My older siblings told me a story of a long long time ago, in my village of umuomaku, long before we set head in that land, in the days of our fathers. They said there was a very big Orji tree close to the Arunsi(gods of the heathern so to say) house, the largest tree in that neighbourhood. They said that this tree was so tall and mystical that if any indigene of that village was to by any chance lose their way in the forest or distant land and wants to get back home, they begin to see visions of that tall tree before them and it eventually leads them home. Of course i never ever saw this tree, but i was told that the tree was cut down in the 60s when christianity began to gain grounds in the village.

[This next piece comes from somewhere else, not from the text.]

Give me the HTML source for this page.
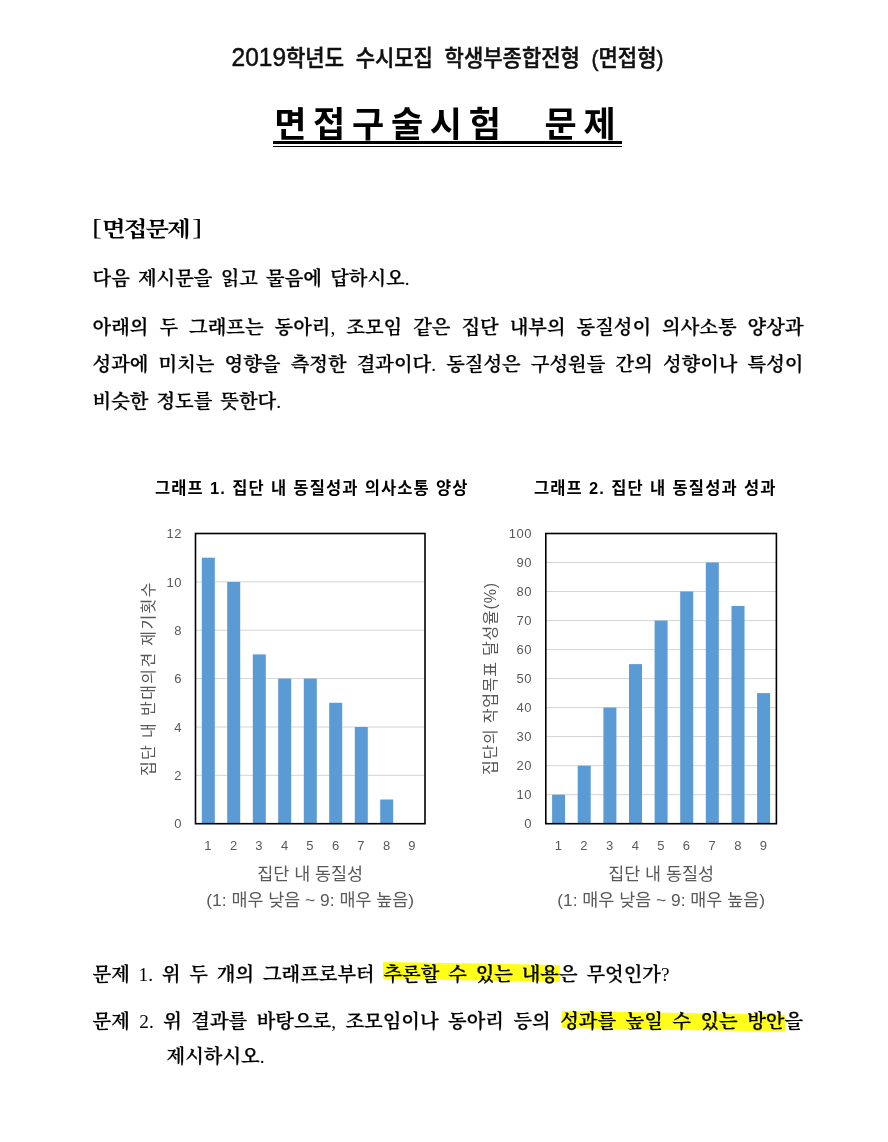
<!DOCTYPE html>
<html lang="ko">
<head>
<meta charset="utf-8">
<title>면접구술시험 문제</title>
<style>
html,body{margin:0;padding:0;background:#fff;}
body{width:888px;height:1142px;position:relative;overflow:hidden;color:#000;
  font-family:"Liberation Sans","Noto Sans CJK KR",sans-serif;}
.abs{position:absolute;white-space:nowrap;}
.sans{font-family:"Liberation Sans","Noto Sans CJK KR",sans-serif;}
.serif{font-family:"Liberation Serif","Noto Serif CJK SC",serif;}
.j{white-space:nowrap;text-align:justify;text-align-last:justify;}
#h1{left:231.5px;width:432px;top:41.5px;-webkit-text-stroke:0.45px #111;font-size:21px;line-height:34px;color:#111;font-weight:500;transform:scaleY(1.07);transform-origin:0 50%;}
#h1 .d{font-size:24.5px;line-height:0;}
.tt{top:100px;font-size:35px;line-height:50px;font-weight:700;transform:scaleX(1.0);transform-origin:0 0;letter-spacing:6.7px;}
#ul1{left:273px;top:141.4px;width:349px;height:2.6px;background:#000;}
#ul2{left:273px;top:146.2px;width:349px;height:1.2px;background:#000;}
#sec{left:102px;top:211.5px;font-size:21px;line-height:34px;font-weight:700;transform:scaleX(1.17);transform-origin:0 0;letter-spacing:-1.75px;}
.br{top:209.5px;font-size:23.5px;line-height:34px;font-weight:400;transform:scaleX(1.3);transform-origin:0 0;}
.body{font-size:19.3px;line-height:30px;font-weight:600;-webkit-text-stroke:0.25px #000;}
.body .p{font-weight:400;-webkit-text-stroke:0;}
.ct{font-size:16.5px;line-height:24px;font-weight:700;letter-spacing:1.1px;}
.hl{position:absolute;background:#ffff1a;height:16.5px;transform-origin:0 0;transform:skewY(0.95deg);}
svg{position:absolute;left:0;top:0;}
svg text{font-family:"Liberation Sans","Noto Sans CJK KR",sans-serif;fill:#595959;}
.tk{font-size:13px;letter-spacing:0.5px;}
.ax{font-size:17.4px;}
</style>
</head>
<body>
<div id="h1" class="abs sans j"><span class="d">2019</span>학년도 수시모집 학생부종합전형 (면접형)</div>
<div class="abs sans tt" style="left:274.2px;">면접구술시험</div>
<div class="abs sans tt" style="left:544.6px;">문제</div>
<div id="ul1" class="abs"></div><div id="ul2" class="abs"></div>
<div class="abs serif br" style="left:91.5px;">[</div>
<div id="sec" class="abs serif">면접문제</div>
<div class="abs serif br" style="left:191.8px;">]</div>
<div class="abs serif body j" style="left:92.5px;width:317.0px;top:264.3px;">다음 제시문을 읽고 물음에 답하시오<span class="p">.</span></div>
<div class="abs serif body j" style="left:92.5px;width:711.0px;top:312.5px;">아래의 두 그래프는 동아리<span class="p">,</span> 조모임 같은 집단 내부의 동질성이 의사소통 양상과</div>
<div class="abs serif body j" style="left:92.5px;width:711.0px;top:349.5px;">성과에 미치는 영향을 측정한 결과이다<span class="p">.</span> 동질성은 구성원들 간의 성향이나 특성이</div>
<div class="abs serif body j" style="left:92.5px;width:188.5px;top:386.5px;">비슷한 정도를 뜻한다<span class="p">.</span></div>

<div class="abs sans ct j" style="left:155px;width:313.5px;top:476.3px;">그래프 1. 집단 내 동질성과 의사소통 양상</div>
<div class="abs sans ct j" style="left:534px;width:242.5px;top:476.3px;">그래프 2. 집단 내 동질성과 성과</div>

<svg width="888" height="1142" viewBox="0 0 888 1142">
<line x1="195.5" x2="425" y1="775.3" y2="775.3" stroke="#d4d4d4" stroke-width="1"/>
<line x1="195.5" x2="425" y1="727.0" y2="727.0" stroke="#d4d4d4" stroke-width="1"/>
<line x1="195.5" x2="425" y1="678.6" y2="678.6" stroke="#d4d4d4" stroke-width="1"/>
<line x1="195.5" x2="425" y1="630.2" y2="630.2" stroke="#d4d4d4" stroke-width="1"/>
<line x1="195.5" x2="425" y1="581.9" y2="581.9" stroke="#d4d4d4" stroke-width="1"/>
<rect x="201.8" y="557.7" width="13.0" height="266.0" fill="#5b9bd5"/>
<rect x="227.2" y="581.9" width="13.0" height="241.8" fill="#5b9bd5"/>
<rect x="252.8" y="654.4" width="13.0" height="169.3" fill="#5b9bd5"/>
<rect x="278.2" y="678.6" width="13.0" height="145.1" fill="#5b9bd5"/>
<rect x="303.8" y="678.6" width="13.0" height="145.1" fill="#5b9bd5"/>
<rect x="329.2" y="702.8" width="13.0" height="120.9" fill="#5b9bd5"/>
<rect x="354.8" y="727.0" width="13.0" height="96.7" fill="#5b9bd5"/>
<rect x="380.2" y="799.5" width="13.0" height="24.2" fill="#5b9bd5"/>
<rect x="195.5" y="533.5" width="229.5" height="290.20000000000005" fill="none" stroke="#000" stroke-width="1.6"/>
<text x="182" y="828.3" text-anchor="end" class="tk">0</text>
<text x="182" y="779.9" text-anchor="end" class="tk">2</text>
<text x="182" y="731.6" text-anchor="end" class="tk">4</text>
<text x="182" y="683.2" text-anchor="end" class="tk">6</text>
<text x="182" y="634.8" text-anchor="end" class="tk">8</text>
<text x="182" y="586.5" text-anchor="end" class="tk">10</text>
<text x="182" y="538.1" text-anchor="end" class="tk">12</text>
<text x="208.2" y="849.5" text-anchor="middle" class="tk">1</text>
<text x="233.8" y="849.5" text-anchor="middle" class="tk">2</text>
<text x="259.2" y="849.5" text-anchor="middle" class="tk">3</text>
<text x="284.8" y="849.5" text-anchor="middle" class="tk">4</text>
<text x="310.2" y="849.5" text-anchor="middle" class="tk">5</text>
<text x="335.8" y="849.5" text-anchor="middle" class="tk">6</text>
<text x="361.2" y="849.5" text-anchor="middle" class="tk">7</text>
<text x="386.8" y="849.5" text-anchor="middle" class="tk">8</text>
<text x="412.2" y="849.5" text-anchor="middle" class="tk">9</text>
<text x="310.2" y="880" text-anchor="middle" class="ax">집단 내 동질성</text>
<text x="310.2" y="906" text-anchor="middle" class="ax">(1: 매우 낮음 ~ 9: 매우 높음)</text>
<text transform="translate(149,678.6) rotate(-90)" x="0" y="5" text-anchor="middle" class="ay" font-size="16" letter-spacing="1.4">집단 내 반대의견 제기횟수</text>
<line x1="545.8" x2="776.4" y1="794.7" y2="794.7" stroke="#d4d4d4" stroke-width="1"/>
<line x1="545.8" x2="776.4" y1="765.7" y2="765.7" stroke="#d4d4d4" stroke-width="1"/>
<line x1="545.8" x2="776.4" y1="736.6" y2="736.6" stroke="#d4d4d4" stroke-width="1"/>
<line x1="545.8" x2="776.4" y1="707.6" y2="707.6" stroke="#d4d4d4" stroke-width="1"/>
<line x1="545.8" x2="776.4" y1="678.6" y2="678.6" stroke="#d4d4d4" stroke-width="1"/>
<line x1="545.8" x2="776.4" y1="649.6" y2="649.6" stroke="#d4d4d4" stroke-width="1"/>
<line x1="545.8" x2="776.4" y1="620.6" y2="620.6" stroke="#d4d4d4" stroke-width="1"/>
<line x1="545.8" x2="776.4" y1="591.5" y2="591.5" stroke="#d4d4d4" stroke-width="1"/>
<line x1="545.8" x2="776.4" y1="562.5" y2="562.5" stroke="#d4d4d4" stroke-width="1"/>
<rect x="552.1" y="794.7" width="13.0" height="29.0" fill="#5b9bd5"/>
<rect x="577.7" y="765.7" width="13.0" height="58.0" fill="#5b9bd5"/>
<rect x="603.4" y="707.6" width="13.0" height="116.1" fill="#5b9bd5"/>
<rect x="629.0" y="664.1" width="13.0" height="159.6" fill="#5b9bd5"/>
<rect x="654.6" y="620.6" width="13.0" height="203.1" fill="#5b9bd5"/>
<rect x="680.2" y="591.5" width="13.0" height="232.2" fill="#5b9bd5"/>
<rect x="705.8" y="562.5" width="13.0" height="261.2" fill="#5b9bd5"/>
<rect x="731.5" y="606.0" width="13.0" height="217.7" fill="#5b9bd5"/>
<rect x="757.1" y="693.1" width="13.0" height="130.6" fill="#5b9bd5"/>
<rect x="545.8" y="533.5" width="230.60000000000002" height="290.20000000000005" fill="none" stroke="#000" stroke-width="1.6"/>
<text x="532" y="828.3" text-anchor="end" class="tk">0</text>
<text x="532" y="799.3" text-anchor="end" class="tk">10</text>
<text x="532" y="770.3" text-anchor="end" class="tk">20</text>
<text x="532" y="741.2" text-anchor="end" class="tk">30</text>
<text x="532" y="712.2" text-anchor="end" class="tk">40</text>
<text x="532" y="683.2" text-anchor="end" class="tk">50</text>
<text x="532" y="654.2" text-anchor="end" class="tk">60</text>
<text x="532" y="625.2" text-anchor="end" class="tk">70</text>
<text x="532" y="596.1" text-anchor="end" class="tk">80</text>
<text x="532" y="567.1" text-anchor="end" class="tk">90</text>
<text x="532" y="538.1" text-anchor="end" class="tk">100</text>
<text x="558.6" y="849.5" text-anchor="middle" class="tk">1</text>
<text x="584.2" y="849.5" text-anchor="middle" class="tk">2</text>
<text x="609.9" y="849.5" text-anchor="middle" class="tk">3</text>
<text x="635.5" y="849.5" text-anchor="middle" class="tk">4</text>
<text x="661.1" y="849.5" text-anchor="middle" class="tk">5</text>
<text x="686.7" y="849.5" text-anchor="middle" class="tk">6</text>
<text x="712.3" y="849.5" text-anchor="middle" class="tk">7</text>
<text x="738.0" y="849.5" text-anchor="middle" class="tk">8</text>
<text x="763.6" y="849.5" text-anchor="middle" class="tk">9</text>
<text x="661.1" y="880" text-anchor="middle" class="ax">집단 내 동질성</text>
<text x="661.1" y="906" text-anchor="middle" class="ax">(1: 매우 낮음 ~ 9: 매우 높음)</text>
<text transform="translate(491,678.6) rotate(-90)" x="0" y="5" text-anchor="middle" class="ay" font-size="16" letter-spacing="0.8">집단의 작업목표 달성율(%)</text>
</svg>

<div class="hl" style="left:382.5px;top:961.8px;width:177px;"></div>
<div class="hl" style="left:561.5px;top:1011px;width:223px;"></div>
<div class="abs serif body j" style="left:92.5px;width:577.0px;top:959.5px;">문제 <span class="p">1.</span> 위 두 개의 그래프로부터 추론할 수 있는 내용은 무엇인가<span class="p">?</span></div>
<div class="abs serif body j" style="left:92.5px;width:710.5px;top:1006.5px;">문제 <span class="p">2.</span> 위 결과를 바탕으로<span class="p">,</span> 조모임이나 동아리 등의 성과를 높일 수 있는 방안을</div>
<div class="abs serif body j" style="left:166.5px;width:98.0px;top:1041.5px;">제시하시오<span class="p">.</span></div>
</body>
</html>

The moral of this is to explore what this tree signified in the life of the people, it was a beacon of hope and of course their beleif in it helped them to get home. It calls to my mind a parallel with Nigeria of today and the diasporan Nigerans. What would be a beacon of hope for the diasporans to go back home? Will it be the dilapidated infrastructure, worse than it was when they left or the hopelessness of the situation with politcians helping themselves to the coffers of the treasury and stealing everybody blind, or will it be the endemic corruption in the fabric of the society or the incessant stories of kidnappers/ men of the underworld terrorizing innocent citizens or the myriad of bombings which has turned the latest fad in the society or everybody agitating for one thing or the other with force as the means to get to their end or will it be those that have looted us blind before, coming back to seek rulership at the detriment of the people who they seek to rule. who will save my dear country Nigeria from the grip of these wickedness. where is the Orji of today to draw the people far away back to the land they so long to see.
guess it behoves me and others to think not of what our country can do for us but that which we can do for our country, a quote from the famous words of President JF Kennedy.